Google’s popular photo management utility, Google Photos, which was spun out from Google+ this spring and soon grew to 100 million monthly active users who have uploaded some 50 billion photos, is today getting even more useful. At least for Android users! The company says that an updated version of the app will now help users to free up storage space on their mobile devices by offering them the option to bulk delete photos from their phone.

Related to this, a “downgrade” image quality option will also be made available on the web version of Google Photos to give users who are approaching their Google storage limits an easy way to free up space on their Google account, too.

Thanks to Google’s ability to more deeply integrate its own Photos application on its Android platform, the “Free up Space” option is fairly seamless.

On the Settings screen, you simply tap the new “Free up Space” button in order to begin the process of deleting photos from your phone en masse. To avoid accidental taps, Google says the app will ask you again to confirm that you want to delete your photos.

photos tweet - free up space

In addition, the feature only deletes those photos that have already been backed up online, so you shouldn’t need to worry about inadvertently deleting your only copy of your images.

To highlight this feature’s arrival, Google Photos is also introducing a new “Assistant” card. Assistants are those automated features in the Photos app that do things for you – like turning your photo sets into animated GIF-like images, for example, or building montages.

The new Assistant will alert users to delete photos when it detects you’re nearing your storage limit on your device, says Google. This feature is only enabled for those who back up photos in Original or High Quality.

Along with the release of the “Free Up Space” option, Android users will also receive a fix that will allow them to delete photos from certain SD-card-enabled devices. (A bug was preventing this from happening, and this has now been addressed, says Google).

The other big update is arriving on Google Photos on the web on Wednesday and is aimed at helping users better control how they’re using their storage space on Google’s cloud service. If you had previously been uploading your photos in “Original” quality (meaning, large files in full resolution), you’ll be able to change that to “High” quality to save space. High-quality files don’t count against your Google storage quota.

If you changed your mind about needing the full-resolution images, you’ll now be able to click a new “Recover Storage” option on the web that will then automatically downgrade your photos for you.

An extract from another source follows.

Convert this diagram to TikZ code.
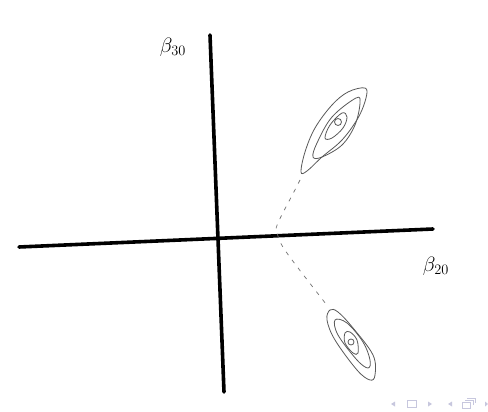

The updates are rolling out now to Google Photos on Android and tomorrow, on the web, but iOS users do not yet have the same “Free up Space” option. That means they’ll have to manually delete their photos following a Google Photos backup for the time being, or use one of the numerous apps aimed at helping you reclaim space on your iPhone. Google tells us, however, that similar features are arriving on iOS soon.

Update: The Assistant card now shows for both high quality and original quality photos. The post has been corrected to reflect this.